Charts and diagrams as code
= = = =
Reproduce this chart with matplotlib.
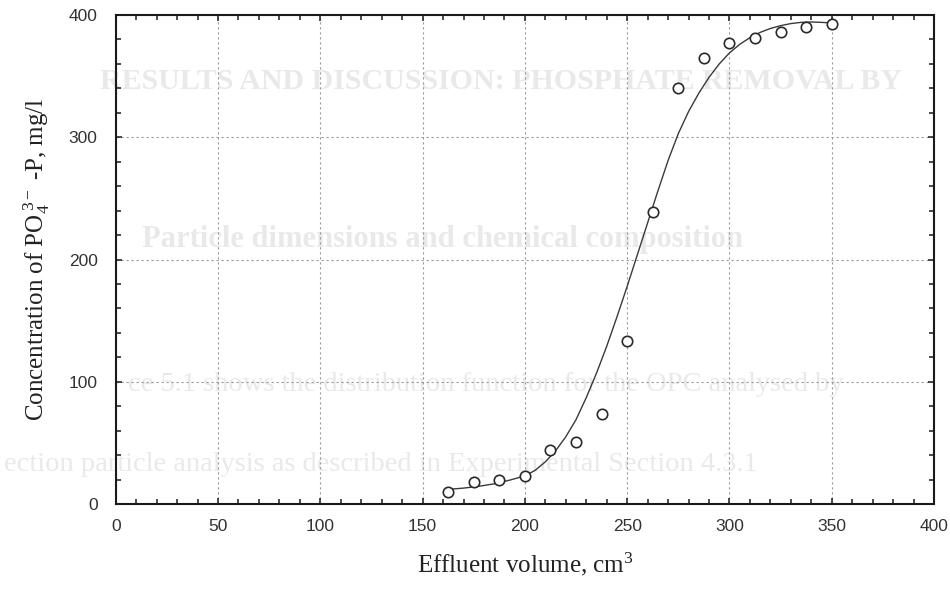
import matplotlib
matplotlib.use("Agg")
import matplotlib.pyplot as plt
from matplotlib.ticker import MultipleLocator

# ---- data ----
volume = [162.5, 175, 187.5, 200, 212.5, 225, 237.5, 250,
          262.5, 275, 287.5, 300, 312.5, 325, 337.5, 350]
conc = [10, 18, 19.5, 23, 44, 51, 73.5, 133,
        239, 340, 364.5, 377.5, 381, 386, 390.5, 392.5]

# fitted curve
fit_x = [162.5, 170, 177.5, 185, 192.5, 200, 205, 210, 215, 220, 225, 230,
         235, 240, 245, 250, 255, 260, 265, 270, 275, 280, 285, 290, 295,
         300, 305, 310, 315, 320, 325, 330, 335, 340, 345, 350]
fit_y = [12, 13, 14.5, 16.5, 19.5, 23, 27.5, 34.5, 43.5, 55, 69, 87,
         107, 129, 153, 178, 204, 230, 256, 281, 303, 321, 336, 349, 360,
         369, 376, 381.5, 385.8, 389, 391.3, 393, 394, 394.3, 394, 393.5]

x_ticks = [0, 50, 100, 150, 200, 250, 300, 350, 400]
y_ticks = [0, 100, 200, 300, 400]

x_label = "Effluent volume, cm$^{3}$"
y_label = r"Concentration of PO$_{4}^{\;\mathrm{3-}}$ -P, mg/l"

ghost_lines = [
    "RESULTS AND DISCUSSION: PHOSPHATE REMOVAL BY",
    "Particle dimensions and chemical composition",
    "ce 5.1 shows the distribution function for the OPC analysed by",
    "ection particle analysis as described in Experimental Section 4.3.1",
]

# ---- style ----
plt.rcParams["font.family"] = ["Liberation Sans", "DejaVu Sans"]
plt.rcParams["mathtext.fontset"] = "custom"
plt.rcParams["mathtext.rm"] = "Liberation Serif"
plt.rcParams["mathtext.it"] = "Liberation Serif:italic"
plt.rcParams["mathtext.bf"] = "Liberation Serif:bold"

fig = plt.figure(figsize=(9.5, 5.94), dpi=100)
ax = fig.add_axes([0.1218, 0.1515, 0.8614, 0.8232])
ax.set_facecolor("none")

# faint show-through text of the scanned page
ghost_color = "#e9e9e9"
fig.text(0.105, 0.862, ghost_lines[0], fontsize=21.5, fontweight="bold",
         family="Liberation Serif", color=ghost_color, zorder=-5, va="center")
fig.text(0.150, 0.596, ghost_lines[1], fontsize=22, fontweight="bold",
         family="Liberation Serif", color=ghost_color, zorder=-5, va="center")
fig.text(0.135, 0.352, ghost_lines[2], fontsize=20.5,
         family="Liberation Serif", color=ghost_color, zorder=-5, va="center")
fig.text(0.004, 0.218, ghost_lines[3], fontsize=20.5,
         family="Liberation Serif", color=ghost_color, zorder=-5, va="center")

ax.plot(fit_x, fit_y, color="#3a3a3a", lw=1.0, zorder=3)
ax.plot(volume, conc, linestyle="none", marker="o", markersize=7.5,
        markerfacecolor="white", markeredgecolor="#2a2a2a",
        markeredgewidth=1.2, zorder=4)

ax.set_xlim(0, 400)
ax.set_ylim(0, 400)
ax.set_xticks(x_ticks)
ax.set_yticks(y_ticks)
ax.xaxis.set_minor_locator(MultipleLocator(10))
ax.yaxis.set_minor_locator(MultipleLocator(20))

ax.grid(True, which="major", color="#9a9a9a", linestyle=(0, (2, 2.5)),
        linewidth=0.8, zorder=1)

ax.tick_params(which="both", direction="in", top=True, right=True,
               colors="#1a1a1a", width=1.1)
ax.tick_params(which="major", length=4, labelsize=12.5, labelcolor="#333333")
ax.tick_params(axis="y", which="major", pad=13)
ax.tick_params(axis="x", which="major", pad=11)
ax.tick_params(which="minor", length=3.5)

for s in ax.spines.values():
    s.set_linewidth(1.5)
    s.set_color("#1a1a1a")

ax.set_xlabel(x_label, family="Liberation Serif", fontsize=18,
              color="#222222", labelpad=12)
ax.set_ylabel(y_label, family="Liberation Serif", fontsize=18,
              color="#222222", labelpad=12)

fig.savefig("out.png", dpi=100)
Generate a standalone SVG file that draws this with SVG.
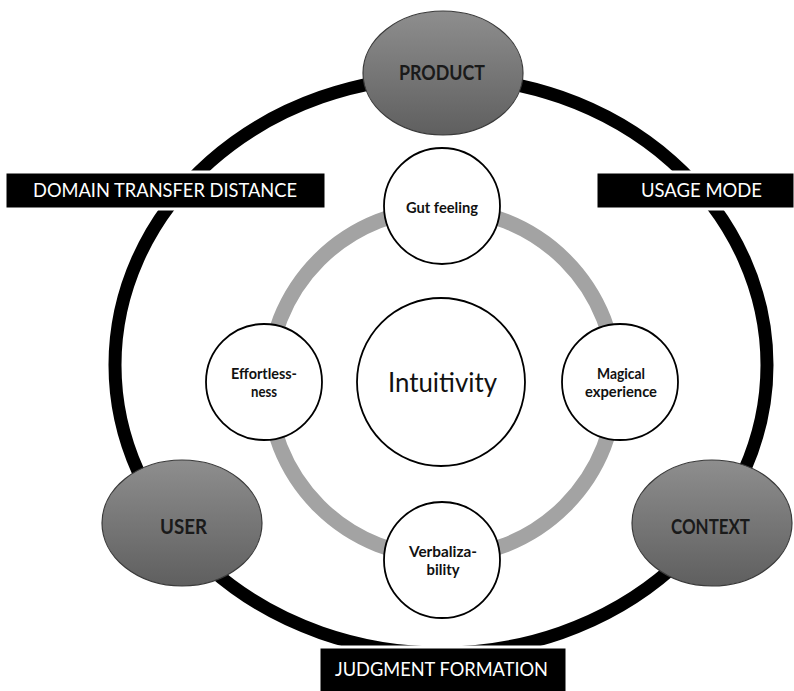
<svg xmlns="http://www.w3.org/2000/svg" width="794" height="691" viewBox="0 0 794 691">
<defs>
<linearGradient id="dark" x1="0" y1="0" x2="0" y2="1">
<stop offset="0" stop-color="#8e8e8e"/>
<stop offset="1" stop-color="#5f5f5f"/>
</linearGradient>
<style>
.big{fill:url(#dark);stroke:#3a3a3a;stroke-width:1.2}
.small{fill:#fff;stroke:#000;stroke-width:1.8}
.box{fill:#000;stroke:#fff;stroke-width:3}
.lbl{font-family:Lato,"Open Sans",sans-serif;font-size:19px;fill:#fff;text-anchor:middle}
.bt{font-family:Lato,"Open Sans",sans-serif;font-weight:bold;font-size:20px;fill:#1a1a1a;text-anchor:middle}
.st{font-family:Lato,"Open Sans",sans-serif;font-weight:bold;font-size:15px;fill:#111;text-anchor:middle}
</style>
</defs>
<rect width="794" height="691" fill="#fff"/>
<g id="connectors">
<ellipse cx="441" cy="365" rx="326" ry="288" fill="none" stroke="#000" stroke-width="13"/>
<circle cx="442" cy="383" r="174" fill="none" stroke="#a3a3a3" stroke-width="15"/>
</g>
<g id="domain-transfer-distance">
<rect class="box" x="5" y="172" width="321" height="37"/>
<text class="lbl" x="165" y="197" textLength="264" lengthAdjust="spacingAndGlyphs">DOMAIN TRANSFER DISTANCE</text>
</g>
<g id="usage-mode">
<rect class="box" x="596" y="172" width="199" height="37"/>
<text class="lbl" x="701.5" y="197" textLength="121" lengthAdjust="spacingAndGlyphs">USAGE MODE</text>
</g>
<g id="judgment-formation">
<rect class="box" x="319" y="647" width="248" height="50"/>
<text class="lbl" x="441.5" y="676" textLength="213" lengthAdjust="spacingAndGlyphs">JUDGMENT FORMATION</text>
</g>
<g id="product">
<ellipse class="big" cx="443" cy="73" rx="80" ry="62"/>
<text class="bt" x="442" y="80" textLength="86" lengthAdjust="spacingAndGlyphs">PRODUCT</text>
</g>
<g id="user">
<ellipse class="big" cx="182" cy="523" rx="80" ry="63"/>
<text class="bt" x="183.5" y="534" textLength="47" lengthAdjust="spacingAndGlyphs">USER</text>
</g>
<g id="context">
<ellipse class="big" cx="712" cy="523" rx="80" ry="63"/>
<text class="bt" x="710.5" y="534" textLength="79" lengthAdjust="spacingAndGlyphs">CONTEXT</text>
</g>
<g id="intuitivity">
<circle class="small" cx="441" cy="382" r="84"/>
<text x="442.5" y="392" font-family="Lato,'Open Sans',sans-serif" font-size="27" fill="#111" text-anchor="middle" textLength="109" lengthAdjust="spacingAndGlyphs">Intuitivity</text>
</g>
<g id="gut-feeling">
<circle class="small" cx="442" cy="206" r="58"/>
<text class="st" x="442" y="213" textLength="72" lengthAdjust="spacingAndGlyphs">Gut feeling</text>
</g>
<g id="effortlessness">
<circle class="small" cx="264" cy="382" r="58"/>
<text class="st" x="264" y="379" textLength="66" lengthAdjust="spacingAndGlyphs">Effortless-</text>
<text class="st" x="264" y="397" textLength="26" lengthAdjust="spacingAndGlyphs">ness</text>
</g>
<g id="magical-experience">
<circle class="small" cx="620" cy="382" r="58"/>
<text class="st" x="621" y="379" textLength="48" lengthAdjust="spacingAndGlyphs">Magical</text>
<text class="st" x="621" y="397" textLength="72" lengthAdjust="spacingAndGlyphs">experience</text>
</g>
<g id="verbalizability">
<circle class="small" cx="442" cy="560" r="58"/>
<text class="st" x="443" y="557" textLength="68" lengthAdjust="spacingAndGlyphs">Verbaliza-</text>
<text class="st" x="443" y="575" textLength="33" lengthAdjust="spacingAndGlyphs">bility</text>
</g>
</svg>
= = = =
OBJECTIVE:
For the data above, state how many lines contain "matplotlib"; the number is the whole answer.

FULL SOLUTION:
5